Chlamydia

Chlamydia is a bacterial infection that frequently can go on for a long time without producing symptoms. As many as four million Americans may contract it by contact with infected mucous membranes. When symptoms are present, they include a clear discharge, painful urination and abdominal pain. Treatment is with antibiotics taken several times a day for at least a week. All sexual partners should be treated to prevent re infection.

Chlamydia cannot be taken lightly. Even though the symptoms may be very mild, it could result in infertility. It can also cause an ectopic pregnancy (where the pregnancy occurs outside the uterus), which can be fatal. Chlamydia may also result in infertility in the male.

What You Don't Know Can Hurt Her
OK guys, it's quiz time. What sexually transmitted disease (STD) usually has no immediate symptoms—especially in men? Need another hint? What STD can prevent you from becoming a dad?

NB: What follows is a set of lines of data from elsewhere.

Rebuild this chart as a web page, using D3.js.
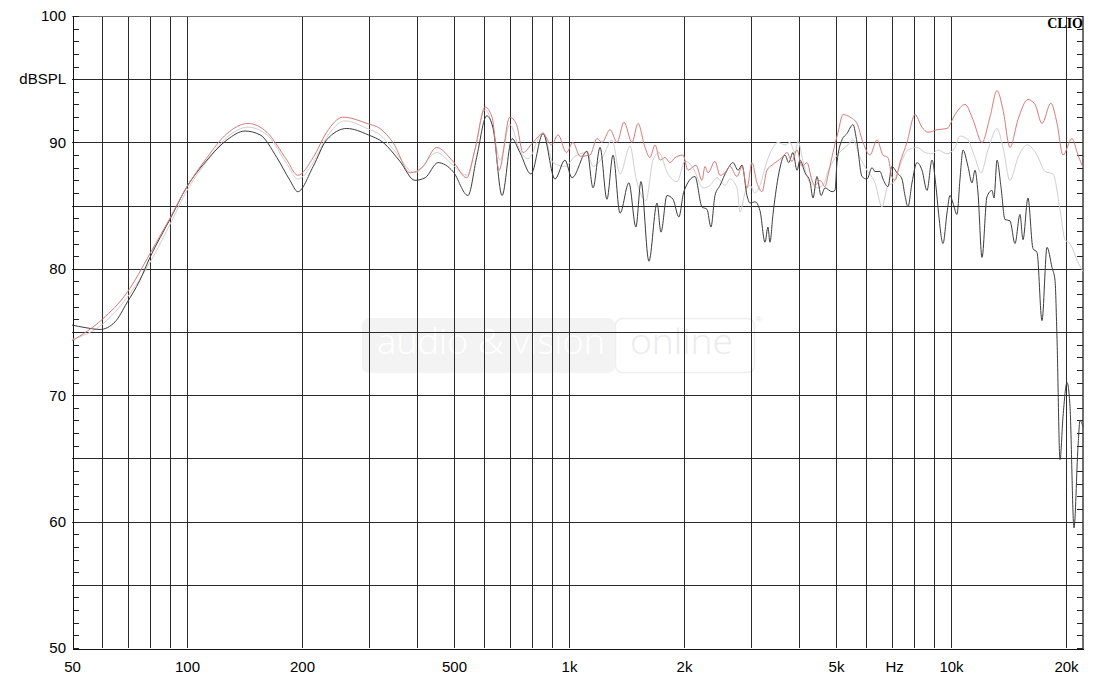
<!DOCTYPE html>
<html><head><meta charset="utf-8">
<script src="https://cdn.jsdelivr.net/npm/d3@7"></script>
<style>body{margin:0;background:#fff}svg{display:block}</style>
</head><body>
<svg id="c" width="1120" height="685"></svg>
<script>
// ---- data (frequency Hz, dB SPL) ----
const gridFreqs = [60,70,80,90,100,200,300,400,500,600,700,800,900,1000,2000,3000,4000,5000,6000,7000,8000,9000,10000,20000];
const gridDb = [55,60,65,70,75,80,85,90,95];
const xLabelValues = [50,100,200,500,1000,2000,5000,7100,10000,20000];
const xLabelTexts = ["50","100","200","500","1k","2k","5k","Hz","10k","20k"];
const yLabelValues = [50,60,70,80,90,100];
const yUnitLabel = "dBSPL";

const seriesBlack = [[50,75.55],[54.1,75.35],[59.2,75.2],[64.8,75.8],[69.6,77.3],[75.3,79.1],[80,80.9],[90.2,83.9],[100,86.5],[112.8,88.6],[127.3,90.2],[141.8,90.9],[155.3,90.6],[171.9,88.8],[186,87.0],[195,86.1],[214,88.1],[232,90.2],[262,91.1],[298,90.6],[326,90.0],[361,88.5],[395,87.0],[420,87.2],[454,88.4],[497,87.7],[544,85.8],[573,88.8],[609,92.1],[632,91.2],[668,85.8],[709,90.3],[744,89.2],[795,87.5],[855,90.7],[919,87.1],[976,88.6],[1018,87.2],[1115,89.3],[1156,86.4],[1206,89.6],[1257,85.5],[1304,89.0],[1360,84.4],[1435,86.8],[1497,83.3],[1543,86.9],[1619,80.6],[1700,85.2],[1741,82.9],[1805,85.8],[1872,85.5],[1939,84.1],[1998,86.1],[2137,87.3],[2229,84.9],[2298,84.7],[2353,83.3],[2411,85.8],[2485,86.6],[2592,87.8],[2688,88.4],[2770,87.8],[2838,88.2],[2924,85.8],[2977,85.2],[3068,85.3],[3162,84.6],[3260,82.1],[3318,83.3],[3358,82.1],[3420,84.3],[3525,87.2],[3677,89.0],[3760,88.4],[3858,89.2],[3953,87.8],[4024,88.6],[4148,87.6],[4275,86.9],[4352,85.6],[4459,87.3],[4568,85.8],[4680,86.4],[4881,86.1],[4970,86.2],[5030,88.4],[5184,90.2],[5342,90.7],[5539,91.4],[5674,90.0],[5848,87.3],[6027,87.1],[6211,88.0],[6324,87.7],[6518,87.7],[6637,87.1],[6840,86.5],[7000,88.1],[7222,87.6],[7442,87.1],[7578,85.8],[7716,84.9],[7905,86.8],[8147,88.4],[8396,87.8],[8653,86.2],[8918,88.6],[9135,86.5],[9278,84.4],[9530,82.0],[9761,84.4],[9940,85.8],[10121,85.2],[10368,84.3],[10558,87.1],[10750,89.4],[11079,88.1],[11349,86.8],[11556,87.8],[11768,86.0],[12056,80.9],[12422,85.7],[12806,86.2],[12960,85.6],[13198,88.6],[13514,86.5],[13845,83.9],[14268,83.8],[14707,82.0],[15157,84.3],[15433,82.3],[15904,85.6],[16393,81.6],[16795,81.3],[17307,75.9],[17838,81.7],[18385,80.1],[18720,79.1],[18950,74.4],[19292,64.9],[19644,68.3],[20124,71.0],[20490,69.1],[20989,59.5],[21502,65.9],[21763,68.0],[22160,67.5]];

const seriesRed = [[50,74.3],[60,76.0],[69.6,78.1],[80,81.2],[90.2,84.0],[100,86.5],[112.8,88.8],[127.3,90.7],[144.5,91.5],[161.9,90.8],[182.6,88.6],[195,87.4],[214,88.8],[232,90.8],[256,92.0],[296,91.5],[320,91.1],[346,90.0],[384,87.6],[415,88.1],[450,89.6],[497,88.5],[540,87.2],[567,89.4],[603,92.8],[629,92.0],[656,87.8],[700,92.0],[729,91.4],[758,89.2],[805,90.0],[855,90.7],[900,89.8],[936,90.6],[985,89.2],[1024,90.0],[1069,88.9],[1135,89.0],[1184,90.3],[1220,90.0],[1281,91.0],[1336,90.0],[1393,91.6],[1462,90.0],[1516,91.5],[1581,89.6],[1629,88.8],[1680,89.8],[1731,88.6],[1784,88.8],[1839,88.4],[1895,88.8],[1988,89.0],[2049,87.8],[2150,88.2],[2229,87.0],[2270,88.1],[2312,87.6],[2411,88.5],[2485,87.4],[2561,87.6],[2638,88.1],[2754,87.3],[2838,88.1],[2924,86.4],[3013,88.4],[3105,86.8],[3201,86.1],[3298,87.8],[3399,88.2],[3503,88.5],[3611,88.8],[3721,89.2],[3835,88.5],[3953,89.4],[4073,88.1],[4198,88.4],[4326,87.0],[4406,86.6],[4541,87.0],[4680,86.5],[4764,87.4],[4910,89.2],[5061,90.8],[5215,92.2],[5440,92.0],[5674,91.5],[5884,90.0],[6137,89.0],[6402,90.2],[6637,89.0],[6840,88.8],[7000,87.3],[7135,87.0],[7354,88.4],[7670,90.0],[8049,92.2],[8396,91.2],[8706,90.8],[9191,91.0],[9761,91.1],[10244,92.2],[10881,93.0],[11418,91.8],[12056,90.0],[12648,92.0],[13198,94.1],[13680,92.6],[14268,89.6],[14974,91.8],[15904,93.4],[16594,93.0],[17307,91.5],[18257,93.1],[18950,91.5],[19644,89.0],[20737,90.3],[21502,89.0],[22160,88.0]];

const seriesGray = [[50,74.4],[60,75.6],[69.6,77.7],[80,80.5],[90.2,83.5],[100,86.2],[112.8,88.5],[127.3,90.4],[144.5,91.2],[161.9,90.6],[182.6,88.3],[195,87.1],[214,88.4],[232,90.4],[259,91.7],[296,91.1],[320,90.6],[346,89.5],[395,87.6],[450,89.2],[497,88.2],[540,87.4],[567,89.4],[603,92.6],[632,91.2],[660,88.6],[700,91.4],[744,89.4],[781,88.7],[855,90.8],[908,88.4],[976,88.1],[1037,88.9],[1115,89.2],[1156,88.1],[1227,88.9],[1296,90.2],[1360,87.5],[1445,89.7],[1497,87.2],[1590,85.4],[1659,88.6],[1719,89.2],[1816,87.5],[1918,86.9],[2012,88.5],[2112,88.0],[2243,86.4],[2339,86.6],[2440,87.2],[2561,86.6],[2638,87.1],[2754,86.4],[2804,84.5],[2888,86.0],[2977,86.6],[3068,86.0],[3162,86.6],[3298,88.5],[3420,89.6],[3525,90.0],[3677,89.8],[3789,90.0],[3905,89.2],[3976,90.1],[4099,88.5],[4198,87.3],[4352,86.6],[4485,86.4],[4623,86.6],[4764,87.7],[4910,88.5],[5184,89.4],[5375,89.8],[5539,90.2],[5778,88.8],[6027,87.8],[6324,86.8],[6598,84.9],[6840,86.6],[7050,86.8],[7354,88.2],[7716,89.4],[8147,89.6],[8549,89.2],[8918,89.1],[9247,89.4],[9761,89.1],[10244,89.6],[10558,90.5],[11013,90.3],[11556,88.8],[11981,87.6],[12497,89.4],[13198,91.1],[13680,89.6],[14268,87.0],[14974,88.8],[15812,89.8],[16795,89.0],[17625,87.7],[18493,87.5],[19292,84.7],[19881,82.3],[20490,82.0],[21502,80.5],[22160,79.8]];

// ---- layout ----
const L = 72, R = 1083, T = 16, B = 648;
const svg = d3.select("#c");
const x = d3.scaleLog().domain([50, 22160]).range([L, R]);
const y = d3.scaleLinear().domain([50, 100]).range([B, T]);
const FONT = "'Liberation Sans', Arial, sans-serif";

// watermark
const wm = svg.append("g");
wm.append("rect").attr("x",362).attr("y",318).attr("width",253).attr("height",55).attr("rx",7).attr("fill","#f3f3f3");
wm.append("rect").attr("x",615.5).attr("y",318.5).attr("width",139).attr("height",54).attr("rx",7).attr("fill","none").attr("stroke","#eeeeee").attr("stroke-width",1.5);
wm.append("text").attr("x",377).attr("y",354).attr("font-family","'Open Sans', sans-serif").attr("font-weight",300).attr("font-size",35).attr("fill","#ffffff").attr("textLength",228).attr("lengthAdjust","spacingAndGlyphs").text("audio & vision");
wm.append("text").attr("x",630).attr("y",354).attr("font-family","'Open Sans', sans-serif").attr("font-weight",300).attr("font-size",35).attr("fill","#ebebeb").attr("textLength",103).attr("lengthAdjust","spacingAndGlyphs").text("online");
wm.append("text").attr("x",756).attr("y",322).attr("font-family",FONT).attr("font-size",8).attr("fill","#e6e6e6").text("®");

// grid
const grid = svg.append("g").attr("shape-rendering","crispEdges");
grid.selectAll("line.v").data(gridFreqs).join("line")
  .attr("x1",d=>Math.round(x(d))+0.5).attr("x2",d=>Math.round(x(d))+0.5)
  .attr("y1",T).attr("y2",B).attr("stroke","#2a2a2a").attr("stroke-width",1);
grid.selectAll("line.h").data(gridDb).join("line")
  .attr("y1",d=>Math.round(y(d))+0.5).attr("y2",d=>Math.round(y(d))+0.5)
  .attr("x1",L).attr("x2",R).attr("stroke","#2a2a2a").attr("stroke-width",1);

// frame
svg.append("line").attr("x1",L).attr("x2",R).attr("y1",T+0.5).attr("y2",T+0.5).attr("stroke","#6e6e6e").attr("shape-rendering","crispEdges");
svg.append("line").attr("x1",R-0.5).attr("x2",R-0.5).attr("y1",T).attr("y2",B).attr("stroke","#6e6e6e").attr("shape-rendering","crispEdges");

// minor ticks via axes
const dbTicks = d3.range(50, 101, 1);
const leftTicks = svg.append("g").attr("transform",`translate(${L+0.5},0)`)
  .call(d3.axisLeft(y).tickValues(dbTicks).tickSize(-6).tickFormat(""));
const rightTicks = svg.append("g").attr("transform",`translate(${R-0.5},0)`)
  .call(d3.axisRight(y).tickValues(dbTicks).tickSize(-6).tickFormat(""));
[leftTicks,rightTicks].forEach(g=>{
  g.attr("shape-rendering","crispEdges");
  g.selectAll("line").attr("stroke","#222");
  g.select(".domain").attr("stroke","#111");
});
rightTicks.select(".domain").attr("stroke","#6e6e6e");

// y labels
const yLab = svg.append("g").attr("transform",`translate(${L},0)`)
  .call(d3.axisLeft(y).tickValues(yLabelValues).tickSize(0).tickPadding(6).tickFormat(d3.format("d")));
yLab.select(".domain").remove();
yLab.selectAll("text").attr("font-family",FONT).attr("font-size",15).attr("fill","#000");
svg.append("text").attr("x",L-6).attr("y",y(95)).attr("dy","0.32em").attr("text-anchor","end")
  .attr("font-family",FONT).attr("font-size",15).attr("fill","#000").text(yUnitLabel);

// x axis + labels
const xAx = svg.append("g").attr("transform",`translate(0,${B+0.5})`)
  .call(d3.axisBottom(x).tickValues(xLabelValues).tickSize(0).tickPadding(13).tickFormat((d,i)=>xLabelTexts[i]));
xAx.attr("shape-rendering","crispEdges");
xAx.select(".domain").attr("stroke","#111");
xAx.selectAll("text").attr("font-family",FONT).attr("font-size",15).attr("fill","#000");

// curves
const line = d3.line().x(d=>x(d[0])).y(d=>y(d[1])).curve(d3.curveMonotoneX);
const curves = svg.append("g").attr("fill","none").attr("stroke-linejoin","round");
curves.append("path").datum(seriesGray).attr("d",line).attr("stroke","#cfcfcf").attr("stroke-width",1);
curves.append("path").datum(seriesBlack).attr("d",line).attr("stroke","#3c3c3c").attr("stroke-width",1);
curves.append("path").datum(seriesRed).attr("d",line).attr("stroke","#d77a7a").attr("stroke-width",1);

// CLIO logo
svg.append("text").attr("x",R).attr("y",28).attr("text-anchor","end")
  .attr("font-family","'Liberation Serif', 'Times New Roman', serif").attr("font-weight","bold")
  .attr("font-size",14).attr("fill","#000").text("CLIO");
</script>
</body></html>
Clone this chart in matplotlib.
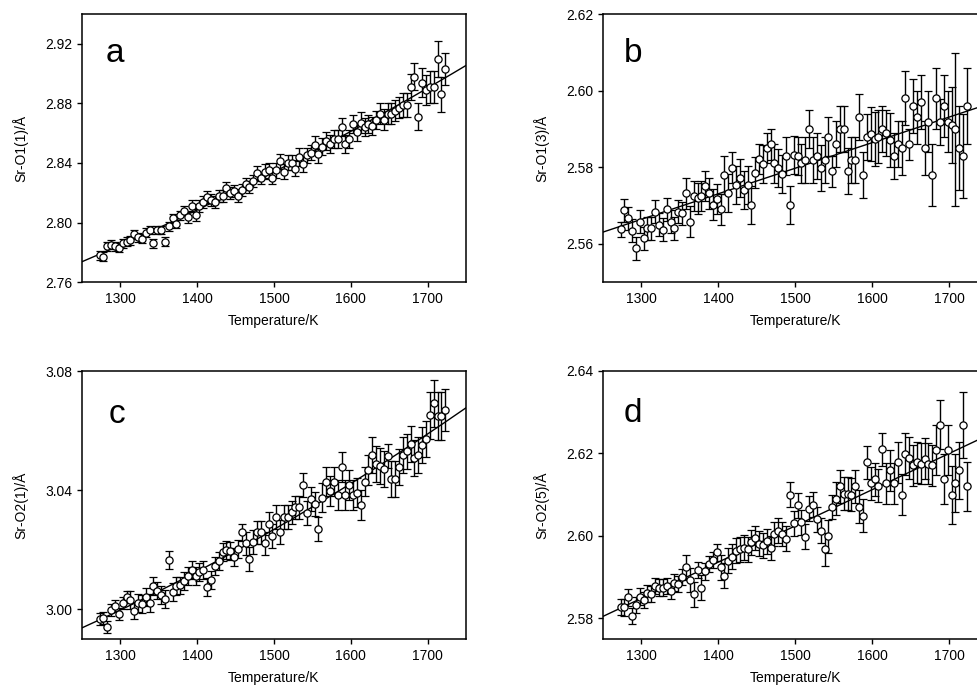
import numpy as np
import matplotlib
matplotlib.use("Agg")
import matplotlib.pyplot as plt

plt.rcParams['font.family'] = ['Liberation Sans', 'DejaVu Sans']

# temperatures (K), shared by all four panels
temps = [1273, 1278, 1283, 1288, 1293, 1298, 1303, 1308, 1313, 1318,
         1323, 1328, 1333, 1338, 1343, 1348, 1353, 1358, 1363, 1368,
         1373, 1378, 1383, 1388, 1393, 1398, 1403, 1408, 1413, 1418,
         1423, 1428, 1433, 1438, 1443, 1448, 1453, 1458, 1463, 1468,
         1473, 1478, 1483, 1488, 1493, 1498, 1503, 1508, 1513, 1518,
         1523, 1528, 1533, 1538, 1543, 1548, 1553, 1558, 1563, 1568,
         1573, 1578, 1583, 1588, 1593, 1598, 1603, 1608, 1613, 1618,
         1623, 1628, 1633, 1638, 1643, 1648, 1653, 1658, 1663, 1668,
         1673, 1678, 1683, 1688, 1693, 1698, 1703, 1708, 1713, 1718, 1723]

# panel a: Sr-O1(1)
sr_o1_1 = [2.778, 2.777, 2.784, 2.785, 2.784, 2.783, 2.786, 2.787, 2.788, 2.792,
           2.790, 2.789, 2.793, 2.795, 2.786, 2.795, 2.795, 2.787, 2.7975, 2.803,
           2.799, 2.805, 2.808, 2.804, 2.811, 2.805, 2.811, 2.814, 2.817, 2.815,
           2.814, 2.818, 2.818, 2.823, 2.820, 2.821, 2.818, 2.822, 2.826, 2.824,
           2.828, 2.833, 2.830, 2.834, 2.835, 2.830, 2.835, 2.841, 2.834, 2.840,
           2.840, 2.836, 2.844, 2.839, 2.845, 2.847, 2.852, 2.846, 2.851, 2.855,
           2.853, 2.856, 2.856, 2.864, 2.853, 2.856, 2.866, 2.861, 2.867, 2.864,
           2.866, 2.865, 2.869, 2.873, 2.869, 2.873, 2.873, 2.875, 2.877, 2.879,
           2.879, 2.891, 2.898, 2.871, 2.894, 2.889, 2.891, 2.891, 2.910, 2.886, 2.903]
err_o1_1 = [0.003, 0.003, 0.003, 0.003, 0.003, 0.003, 0.003, 0.003, 0.003, 0.003,
            0.003, 0.003, 0.003, 0.003, 0.003, 0.003, 0.003, 0.003, 0.003, 0.003,
            0.003, 0.003, 0.003, 0.004, 0.004, 0.004, 0.004, 0.004, 0.004, 0.004,
            0.004, 0.004, 0.004, 0.004, 0.004, 0.004, 0.004, 0.004, 0.004, 0.004,
            0.004, 0.005, 0.004, 0.005, 0.005, 0.004, 0.005, 0.005, 0.005, 0.005,
            0.005, 0.005, 0.006, 0.005, 0.005, 0.005, 0.006, 0.006, 0.006, 0.006,
            0.006, 0.006, 0.006, 0.006, 0.006, 0.006, 0.006, 0.006, 0.007, 0.006,
            0.006, 0.006, 0.006, 0.007, 0.007, 0.007, 0.007, 0.007, 0.007, 0.008,
            0.008, 0.009, 0.009, 0.009, 0.010, 0.010, 0.011, 0.011, 0.012, 0.012, 0.011]

# panel b: Sr-O1(3)
sr_o1_3 = [2.5638, 2.5687, 2.5667, 2.5634, 2.5589, 2.5658, 2.5615, 2.5641, 2.5640, 2.5684,
           2.5650, 2.5637, 2.5690, 2.5658, 2.5640, 2.5684, 2.5680, 2.5732, 2.5658, 2.5725,
           2.5719, 2.5725, 2.5751, 2.5732, 2.5702, 2.5717, 2.5690, 2.5780, 2.5732, 2.5799,
           2.5754, 2.5771, 2.5741, 2.5754, 2.5702, 2.5786, 2.5821, 2.5809, 2.5850, 2.5860,
           2.5810, 2.5797, 2.5783, 2.5830, 2.5702, 2.5832, 2.5830, 2.5810, 2.5819, 2.5899,
           2.5819, 2.5828, 2.5799, 2.5819, 2.5880, 2.5789, 2.5860, 2.5899, 2.5899, 2.5790,
           2.5819, 2.5819, 2.5930, 2.5780, 2.5880, 2.5886, 2.5873, 2.5880, 2.5899, 2.5890,
           2.5871, 2.5830, 2.5861, 2.5850, 2.5980, 2.5860, 2.5960, 2.5930, 2.5971, 2.5850,
           2.5919, 2.5780, 2.5980, 2.5919, 2.5960, 2.5919, 2.5910, 2.5899, 2.5850, 2.5830, 2.5960]
err_o1_3 = [0.002, 0.003, 0.003, 0.003, 0.003, 0.003, 0.003, 0.003, 0.003, 0.003,
            0.003, 0.003, 0.003, 0.003, 0.003, 0.003, 0.003, 0.004, 0.004, 0.004,
            0.004, 0.004, 0.004, 0.004, 0.004, 0.004, 0.004, 0.005, 0.005, 0.004,
            0.005, 0.005, 0.005, 0.005, 0.005, 0.004, 0.004, 0.005, 0.004, 0.004,
            0.005, 0.005, 0.005, 0.005, 0.005, 0.005, 0.005, 0.005, 0.006, 0.005,
            0.006, 0.006, 0.006, 0.006, 0.005, 0.004, 0.006, 0.006, 0.006, 0.006,
            0.006, 0.006, 0.006, 0.006, 0.006, 0.007, 0.007, 0.007, 0.006, 0.006,
            0.007, 0.006, 0.006, 0.007, 0.007, 0.004, 0.007, 0.007, 0.007, 0.007,
            0.008, 0.008, 0.008, 0.006, 0.008, 0.008, 0.010, 0.020, 0.011, 0.011, 0.010]

# panel c: Sr-O2(1)
sr_o2_1 = [2.9966, 2.9971, 2.9940, 2.9998, 3.0011, 2.9984, 3.0020, 3.0040, 3.0031, 2.9996,
           3.0022, 3.0018, 3.0040, 3.0022, 3.0079, 3.0063, 3.0049, 3.0035, 3.0165, 3.0057,
           3.0079, 3.0080, 3.0096, 3.0113, 3.0132, 3.0113, 3.0124, 3.0132, 3.0074, 3.0098,
           3.0146, 3.0163, 3.0191, 3.0199, 3.0197, 3.0177, 3.0202, 3.0258, 3.0221, 3.0169,
           3.0225, 3.0258, 3.0258, 3.0221, 3.0288, 3.0247, 3.0311, 3.0260, 3.0311, 3.0311,
           3.0325, 3.0342, 3.0342, 3.0418, 3.0322, 3.0370, 3.0353, 3.0269, 3.0375, 3.0429,
           3.0398, 3.0429, 3.0384, 3.0478, 3.0384, 3.0418, 3.0384, 3.0392, 3.0351, 3.0429,
           3.0467, 3.0518, 3.0489, 3.0482, 3.0470, 3.0514, 3.0437, 3.0437, 3.0478, 3.0518,
           3.0530, 3.0556, 3.0509, 3.0518, 3.0552, 3.0571, 3.0651, 3.0691, 3.0649, 3.0649, 3.0669]
err_o2_1 = [0.002, 0.002, 0.002, 0.002, 0.002, 0.002, 0.002, 0.002, 0.003, 0.003,
            0.003, 0.003, 0.003, 0.003, 0.003, 0.003, 0.003, 0.003, 0.003, 0.003,
            0.003, 0.003, 0.003, 0.003, 0.003, 0.003, 0.003, 0.003, 0.003, 0.003,
            0.003, 0.003, 0.003, 0.003, 0.003, 0.003, 0.003, 0.003, 0.004, 0.004,
            0.004, 0.004, 0.004, 0.004, 0.004, 0.004, 0.004, 0.004, 0.004, 0.004,
            0.004, 0.004, 0.004, 0.004, 0.004, 0.004, 0.004, 0.004, 0.005, 0.005,
            0.005, 0.005, 0.005, 0.005, 0.005, 0.005, 0.005, 0.005, 0.005, 0.005,
            0.005, 0.006, 0.006, 0.006, 0.006, 0.004, 0.006, 0.006, 0.006, 0.006,
            0.006, 0.006, 0.006, 0.006, 0.006, 0.006, 0.008, 0.008, 0.008, 0.008, 0.007]

# panel d: Sr-O2(5)
sr_o2_5 = [2.5828, 2.5827, 2.5851, 2.5806, 2.5833, 2.5853, 2.5845, 2.5861, 2.5859, 2.5879,
           2.5875, 2.5875, 2.5879, 2.5867, 2.5887, 2.5883, 2.5900, 2.5924, 2.5893, 2.5859,
           2.5917, 2.5875, 2.5914, 2.5932, 2.5942, 2.5960, 2.5924, 2.5904, 2.5940, 2.5950,
           2.5964, 2.5968, 2.5972, 2.5968, 2.5985, 2.5995, 2.5981, 2.5977, 2.5987, 2.5971,
           2.6005, 2.6013, 2.6005, 2.5993, 2.6100, 2.6031, 2.6074, 2.6033, 2.5998, 2.6066,
           2.6076, 2.6040, 2.6013, 2.5968, 2.5999, 2.6070, 2.6090, 2.6120, 2.6102, 2.6102,
           2.6100, 2.6120, 2.6071, 2.6049, 2.6179, 2.6128, 2.6138, 2.6122, 2.6210, 2.6128,
           2.6159, 2.6128, 2.6179, 2.6100, 2.6199, 2.6189, 2.6171, 2.6179, 2.6175, 2.6187,
           2.6175, 2.6171, 2.6209, 2.6270, 2.6138, 2.6209, 2.6100, 2.6128, 2.6159, 2.6270, 2.6120]
err_o2_5 = [0.002, 0.002, 0.002, 0.002, 0.002, 0.002, 0.002, 0.002, 0.002, 0.002,
            0.002, 0.002, 0.002, 0.002, 0.002, 0.002, 0.002, 0.003, 0.003, 0.003,
            0.002, 0.003, 0.002, 0.002, 0.002, 0.002, 0.003, 0.003, 0.003, 0.003,
            0.003, 0.003, 0.003, 0.003, 0.003, 0.003, 0.003, 0.003, 0.003, 0.003,
            0.003, 0.003, 0.003, 0.003, 0.003, 0.003, 0.003, 0.003, 0.003, 0.003,
            0.003, 0.003, 0.003, 0.004, 0.004, 0.003, 0.004, 0.004, 0.004, 0.004,
            0.004, 0.004, 0.004, 0.004, 0.004, 0.004, 0.004, 0.004, 0.004, 0.005,
            0.005, 0.005, 0.005, 0.005, 0.005, 0.005, 0.005, 0.005, 0.005, 0.005,
            0.005, 0.005, 0.006, 0.006, 0.006, 0.006, 0.007, 0.007, 0.007, 0.008, 0.006]

panels = [
    # letter, ylabel, values, errors, ylim, yticks, fit degree, axes rect, letter pos
    ("a", "Sr-O1(1)/Å", sr_o1_1, err_o1_1, (2.76, 2.94), [2.76, 2.80, 2.84, 2.88, 2.92], 2,
     [0.0839, 0.597, 0.393, 0.383], (0.086, 0.854)),
    ("b", "Sr-O1(3)/Å", sr_o1_3, err_o1_3, (2.55, 2.62), [2.56, 2.58, 2.60, 2.62], 1,
     [0.617, 0.597, 0.394, 0.383], (0.078, 0.854)),
    ("c", "Sr-O2(1)/Å", sr_o2_1, err_o2_1, (2.99, 3.08), [3.00, 3.04, 3.08], 2,
     [0.0839, 0.087, 0.393, 0.383], (0.09, 0.836)),
    ("d", "Sr-O2(5)/Å", sr_o2_5, err_o2_5, (2.575, 2.64), [2.58, 2.60, 2.62, 2.64], 1,
     [0.617, 0.087, 0.394, 0.383], (0.078, 0.843)),
]

fig = plt.figure(figsize=(9.77, 7.0), dpi=100)
t = np.array(temps)

for letter, ylab, vals, errs, ylim, yticks, deg, rect, lpos in panels:
    ax = fig.add_axes(rect)
    v = np.array(vals)
    coef = np.polyfit(t, v, deg)
    tt = np.linspace(1250, 1750, 200)
    ax.plot(tt, np.polyval(coef, tt), color="black", lw=1.0, zorder=2)
    ax.errorbar(t, v, yerr=errs, fmt="o", ms=5.2, mfc="white", mec="black",
                mew=0.9, ecolor="black", elinewidth=1.0, capsize=3.2, capthick=1.0, zorder=3)
    ax.set_xlim(1250, 1750)
    ax.set_ylim(*ylim)
    ax.set_xticks([1300, 1400, 1500, 1600, 1700])
    ax.set_yticks(yticks)
    ax.set_yticklabels([f"{y:.2f}" for y in yticks])
    ax.tick_params(direction="out", length=3.5, width=1.0, labelsize=10)
    for s in ax.spines.values():
        s.set_linewidth(1.1)
    ax.set_xlabel("Temperature/K", fontsize=10, labelpad=6)
    ax.set_ylabel(ylab, fontsize=10, labelpad=12)
    ax.text(lpos[0], lpos[1], letter, transform=ax.transAxes, fontsize=24,
            ha="center", va="center")

fig.savefig("out.png", dpi=100)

If you guessed chlamydia, you are among the few in the know. Unfortunately, a whole lot more will eventually find out. The Centers for Disease Control estimate that 4 million people become infected with chlamydia each year. Most of them have no immediate symptoms and may not even know they have been infected.

When chlamydia does produce symptoms, it's easy to mistake them for those caused by other problems. Women typically have discharge and burning when urinating, easily mistaken for a vaginal infection. The same symptoms in men can easily be mistaken for (and mistreated as) gonorrhea.

Chlamydia can cause infertility in men, but it more commonly affects women, although the damage usually doesn't become obvious for quite some time. Left untreated, the bacteria migrate up her reproductive tract, causing pelvic inflammatory disease (PID). Approximately half of the 1 million cases of PID each year are caused by chlamydia.

Once the bacteria reach a woman's Fallopian tubes, they are likely to scar the walls, preventing eggs from getting through. Female infertility (the cause in 60 percent of cases) is often the result of scarred Fallopian tubes, and chlamydia is the most common cause of such damage.

But the problems don't necessarily end with simple infertility. If an egg sticks in a Fallopian tube and becomes fertilized, a dangerous condition called ectopic pregnancy can develop. Emergency surgery and an end to child bearing often result.

Few women are routinely tested for chlamydia, even though economical and noninvasive tests have recently been developed. If you're involved with someone who could be at risk, urge her to see her gynecologist and be tested. If she tests positive, both of you need to be treated.

Likewise, if either of you has been treated for gonorrhea, it's a good idea to be treated for chlamydia as well. Besides the possibility of misdiagnosis, 10 to 20 percent of men and 20 to 40 percent of women who contract gonorrhea also have chlamydia. The treatments are not the same.

Fortunately, the treatment for chlamydia is simple, easy, and effective. Most people are now successfully treated with a single dose of an antibiotic called azithromycin.

Of course, most of this would be unnecessary if people took the simple precautions that help prevent all STDs. A combination of abstinence, monogamy, and condoms could end the epidemic.